On to specifically what's wrong:
Either a key file or a password can be used to log in to a server or authenticate to any service in general. Besides the technical implementation, the main difference is whether the secret is stored on the device, or in the user's brain. One is not more correct than the other, there's a lot of tradeoffs, one can ensure more bits and is more ergonomic, the other is not stored on device so it cannot be compromised that way.

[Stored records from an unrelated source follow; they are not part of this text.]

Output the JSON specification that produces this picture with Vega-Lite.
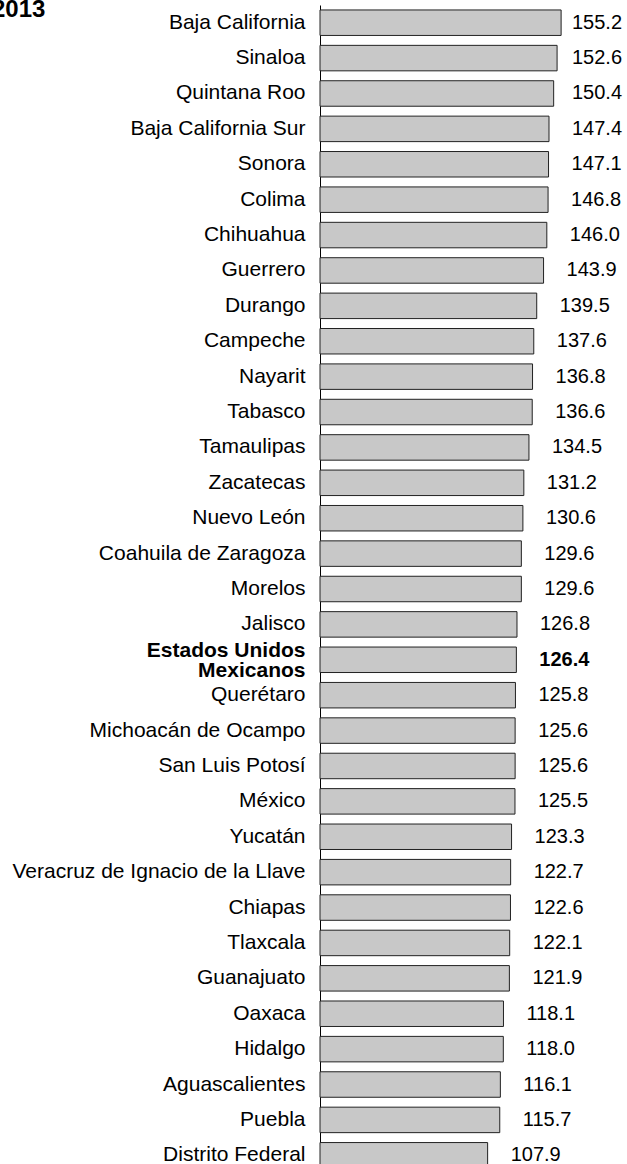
{
  "$schema": "https://vega.github.io/schema/vega-lite/v6.json",
  "autosize": "none",
  "padding": {"left": 320, "top": 5, "right": 78, "bottom": 0},
  "width": 229,
  "height": 1168,
  "background": "white",
  "title": {"text": "2013", "anchor": "start", "frame": "group", "font": "Liberation Sans", "fontSize": 24, "fontWeight": "bold", "color": "black", "dx": -328, "baseline": "alphabetic", "offset": -36},
  "config": {"view": {"stroke": null}, "font": "Liberation Sans"},
  "data": {"values": [
    {"state": "Baja California", "value": 155.2},
    {"state": "Sinaloa", "value": 152.6},
    {"state": "Quintana Roo", "value": 150.4},
    {"state": "Baja California Sur", "value": 147.4},
    {"state": "Sonora", "value": 147.1},
    {"state": "Colima", "value": 146.8},
    {"state": "Chihuahua", "value": 146.0},
    {"state": "Guerrero", "value": 143.9},
    {"state": "Durango", "value": 139.5},
    {"state": "Campeche", "value": 137.6},
    {"state": "Nayarit", "value": 136.8},
    {"state": "Tabasco", "value": 136.6},
    {"state": "Tamaulipas", "value": 134.5},
    {"state": "Zacatecas", "value": 131.2},
    {"state": "Nuevo León", "value": 130.6},
    {"state": "Coahuila de Zaragoza", "value": 129.6},
    {"state": "Morelos", "value": 129.6},
    {"state": "Jalisco", "value": 126.8},
    {"state": "Estados Unidos Mexicanos", "value": 126.4},
    {"state": "Querétaro", "value": 125.8},
    {"state": "Michoacán de Ocampo", "value": 125.6},
    {"state": "San Luis Potosí", "value": 125.6},
    {"state": "México", "value": 125.5},
    {"state": "Yucatán", "value": 123.3},
    {"state": "Veracruz de Ignacio de la Llave", "value": 122.7},
    {"state": "Chiapas", "value": 122.6},
    {"state": "Tlaxcala", "value": 122.1},
    {"state": "Guanajuato", "value": 121.9},
    {"state": "Oaxaca", "value": 118.1},
    {"state": "Hidalgo", "value": 118.0},
    {"state": "Aguascalientes", "value": 116.1},
    {"state": "Puebla", "value": 115.7},
    {"state": "Distrito Federal", "value": 107.9}
  ]},
  "encoding": {
    "y": {
      "field": "state", "type": "nominal", "sort": null,
      "scale": {"paddingInner": 0.28, "paddingOuter": 0.14},
      "axis": {
        "title": null, "ticks": false, "labelPadding": 15, "labelLimit": 400,
        "domainColor": "black", "domainWidth": 1,
        "labelFont": "Liberation Sans", "labelFontSize": 21, "labelColor": "black",
        "labelLineHeight": 20,
        "labelFontWeight": {"condition": {"test": "datum.value == 'Estados Unidos Mexicanos'", "value": "bold"}, "value": "normal"},
        "labelOffset": {"condition": {"test": "datum.value == 'Estados Unidos Mexicanos'", "value": -9}, "value": 0},
        "labelExpr": "datum.value == 'Estados Unidos Mexicanos' ? ['Estados Unidos', 'Mexicanos'] : datum.value"
      }
    }
  },
  "layer": [
    {
      "mark": {"type": "bar", "fill": "#c8c8c8", "stroke": "#222222", "strokeWidth": 1},
      "encoding": {
        "x": {"field": "value", "type": "quantitative", "scale": {"domain": [0, 147.4], "nice": false, "zero": true}, "axis": null}
      }
    },
    {
      "transform": [{"filter": "datum.state != 'Estados Unidos Mexicanos'"}],
      "mark": {"type": "text", "align": "left", "baseline": "middle", "dx": 23, "fontSize": 20, "font": "Liberation Sans", "color": "black"},
      "encoding": {
        "x": {"field": "value", "type": "quantitative", "scale": {"domain": [0, 147.4], "nice": false, "zero": true, "clamp": true}, "axis": null},
        "text": {"field": "value", "type": "quantitative", "format": ".1f"}
      }
    },
    {
      "transform": [{"filter": "datum.state == 'Estados Unidos Mexicanos'"}],
      "mark": {"type": "text", "align": "left", "baseline": "middle", "dx": 23, "fontSize": 20, "fontWeight": "bold", "font": "Liberation Sans", "color": "black"},
      "encoding": {
        "x": {"field": "value", "type": "quantitative", "scale": {"domain": [0, 147.4], "nice": false, "zero": true, "clamp": true}, "axis": null},
        "text": {"field": "value", "type": "quantitative", "format": ".1f"}
      }
    }
  ],
  "resolve": {"scale": {"x": "independent"}}
}
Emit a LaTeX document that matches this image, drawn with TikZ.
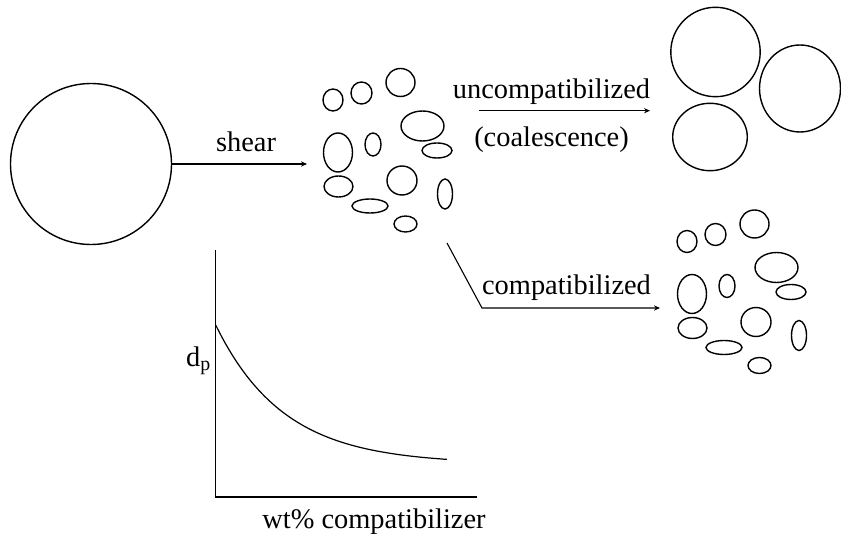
\documentclass[tikz,border=0pt]{standalone}
\usepackage{fontspec}
\setmainfont{Liberation Serif}
\usetikzlibrary{arrows.meta, positioning, calc}
% amas de gouttelettes (coordonnées en pixels)
\newcommand{\gouttes}{%
  \draw (333,100) ellipse[x radius=10, y radius=11];
  \draw (361.5,93) ellipse[x radius=10.5, y radius=11];
  \draw (400.5,82.5) ellipse[x radius=14.5, y radius=14];
  \draw (422.5,126) ellipse[x radius=21.5, y radius=15];
  \draw (338,152.5) ellipse[x radius=14.5, y radius=19.5];
  \draw (373,144.5) ellipse[x radius=8, y radius=11.5];
  \draw (437,150.5) ellipse[x radius=15, y radius=7.5];
  \draw (402,180.5) ellipse[x radius=15, y radius=14.5];
  \draw (338.5,186.5) ellipse[x radius=14.5, y radius=10.5];
  \draw (445,194) ellipse[x radius=7.5, y radius=15];
  \draw (370,206) ellipse[x radius=18, y radius=7];
  \draw (405.5,224) ellipse[x radius=11.5, y radius=8];
}

\begin{document}
\begin{tikzpicture}[x=0.5pt, y=-0.5pt, line width=0.7pt,
    fleche/.style={-{Stealth[length=3pt, width=2.6pt]}, line width=0.55pt},
    etiquette/.style={font=\fontsize{14.2}{17}\selectfont, anchor=base, inner sep=0pt}]
        \useasboundingbox (0,0) rectangle (841,534);
        % Grosse goutte
        \node[circle, draw, minimum size=80.5pt, inner sep=0pt] (goutte) at (91,164) {};
        % Cisaillement
        \coordinate (fin_shear) at (307,164);
        \draw[fleche] (goutte.east) -- (fin_shear);
        \node[etiquette] (shear) at (246,152) {shear};
        % Gouttes dispersées
        \gouttes
        \begin{scope}[shift={(354,141.5)}]
          \gouttes
        \end{scope}
        % Sans compatibilisant : coalescence
        \coordinate (debut_unc) at (479,110.7);
        \coordinate (fin_unc) at (650,110.7);
        \draw[fleche] (debut_unc) -- (fin_unc);
        \node[etiquette] (uncomp) at (551.5,99) {uncompatibilized};
        \node[etiquette] (coal) at (551.5,147) {(coalescence)};
        \draw (715.5,52) circle[radius=44.7];
        \draw (800,88.5) ellipse[x radius=40.5, y radius=43.5];
        \draw (710,137) ellipse[x radius=37.3, y radius=33.7];
        % Avec compatibilisant
        \coordinate (debut_comp) at (447,243);
        \coordinate (coude) at (482,308);
        \coordinate (fin_comp) at (660,308);
        \draw[fleche] (debut_comp) -- (coude) -- (fin_comp);
        \node[etiquette] (comp) at (566.5,295) {compatibilized};
        % Graphe d_p
        \coordinate (origine) at (215.5,497);
        \draw (215.5,250) -- (origine) -- (477,497);
        \draw[line width=0.6pt] plot[domain=0:231.3, samples=80, smooth]
          ({215.7+\x}, {464-139*exp(-\x/68)});
        \node[etiquette, anchor=base east] (dp) at (212,366) {d\textsubscript{p}};
        \node[etiquette] (wt) at (374,528) {wt\% compatibilizer};
      \end{tikzpicture}
\end{document}
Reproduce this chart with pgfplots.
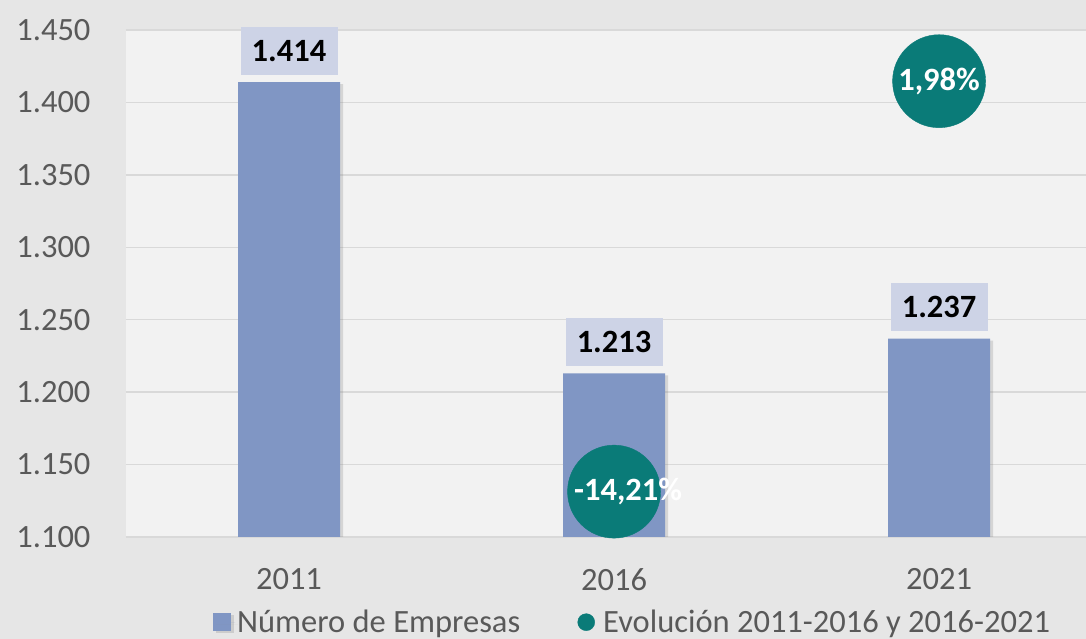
\documentclass[border=0pt]{standalone}
\usepackage{pgfplots}
\pgfplotsset{compat=1.18}
\usepackage{fontspec}
\setmainfont{Carlito}
\usetikzlibrary{shadows}
\definecolor{outerbg}{HTML}{E6E6E6}
\definecolor{plotbg}{HTML}{F2F2F2}
\definecolor{gridc}{HTML}{D9D9D9}
\definecolor{barc}{HTML}{8096C4}
\definecolor{boxc}{HTML}{CDD3E6}
\definecolor{tealc}{HTML}{0A7B78}
\definecolor{txt}{HTML}{595959}
\newcommand{\bigfont}{\fontsize{32.5}{39}\selectfont}
\begin{document}
\begin{tikzpicture}
\fill[outerbg] (-126pt,-102pt) rectangle (960pt,537pt);
\useasboundingbox (-126pt,-102pt) rectangle (960pt,537pt);
\begin{axis}[
  at={(0pt,0pt)}, anchor=south west,
  scale only axis, width=960pt, height=507pt,
  xmin=-0.5015, xmax=2.452,
  ymin=1100, ymax=1450, ytick distance=50,
  xtick={0,1,2}, xticklabels={2011,2016,2021},
  axis background/.style={fill=plotbg},
  axis line style={draw=none},
  major tick length=0pt,
  ymajorgrids, grid style={gridc, line width=1.5pt},
  tick label style={font=\bigfont, text=txt},
  xticklabel style={yshift=-28pt},
  yticklabel style={xshift=-32pt},
  /pgf/number format/1000 sep={.},
  /pgf/number format/assume math mode=true,
  legend columns=2,
  legend style={draw=none, fill=none, inner sep=0pt, font=\bigfont, text=txt,
    at={(rel axis cs:0.0906,-0.168)}, anchor=west,
    /tikz/every even column/.append style={column sep=55pt}},
]
\addplot[ybar, bar width=102pt, fill=barc, draw=none,
  drop shadow={shadow xshift=3pt, shadow yshift=-2pt, opacity=0.25},
  legend image code/.code={\fill[barc] (0pt,-9pt) rectangle (18pt,9pt); \path[draw=none] (0pt,0pt) -- (22pt,0pt);},
  nodes near coords,
  every node near coord/.append style={anchor=south, yshift=7pt, fill=boxc,
    minimum width=97pt, minimum height=48pt, inner sep=0pt,
    text=black, font=\bfseries\bigfont}]
  coordinates {(0,1414) (1,1213) (2,1237)};
\addlegendentry{Número de Empresas}
\addlegendimage{legend image code/.code={\fill[tealc] (9pt,0pt) circle (8.5pt); \path[draw=none] (0pt,0pt) -- (24pt,0pt);}}
\addlegendentry{Evolución 2011-2016 y 2016-2021}
\end{axis}
\begin{axis}[
  at={(0pt,0pt)}, anchor=south west,
  scale only axis, width=960pt, height=507pt,
  xmin=-0.5015, xmax=2.452,
  ymin=-16, ymax=4,
  hide axis, clip=false]
\addplot[only marks, mark=*, mark size=46.5pt, mark options={fill=tealc, draw=tealc},
  point meta=explicit symbolic, nodes near coords,
  every node near coord/.append style={anchor=center, text=white, font=\bfseries\bigfont}]
  coordinates {(1,-14.21) [\hspace*{28pt}-14,21\%] (2,1.98) [1,98\%]};
\end{axis}
\end{tikzpicture}
\end{document}
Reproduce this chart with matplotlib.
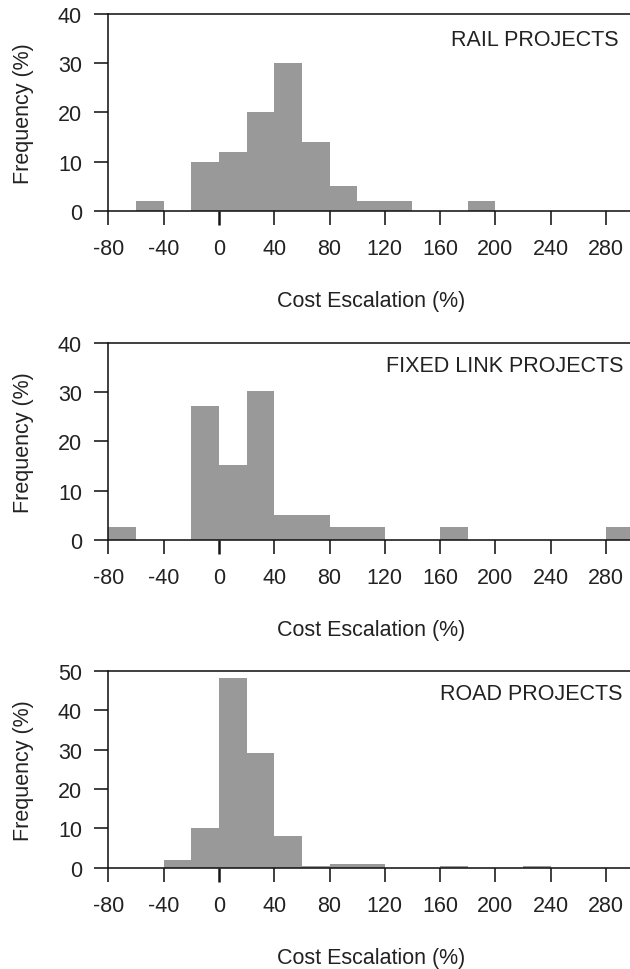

That said a 2FA approach, in whatever format, is (generally speaking) safer than any individual method, in that the two secrets are necessary to be granted access. In this scenario one needs both the file and the password to authenticate, even if the password is 4 digits long, that increases the security of the system when compared to no password. An attacker would have to setup a brute force attempt along with a way to verify the decryption was successful. If local decryption confirmation is not possible, then such a brute force attack would require to submit erroneous logins to the server potentially activating tripwires or alerting a monitoring admin.
There's nothing special about the second factor authorization being equal or equivalent in entropy to the first, and there's especially no requirement that a password have more entropy when it's a second authorization, in fact it's the other way around.
tl;dr You can consider each security mechanism in the wider context rather than in isolation and you will see security fatigue go down without compromising security.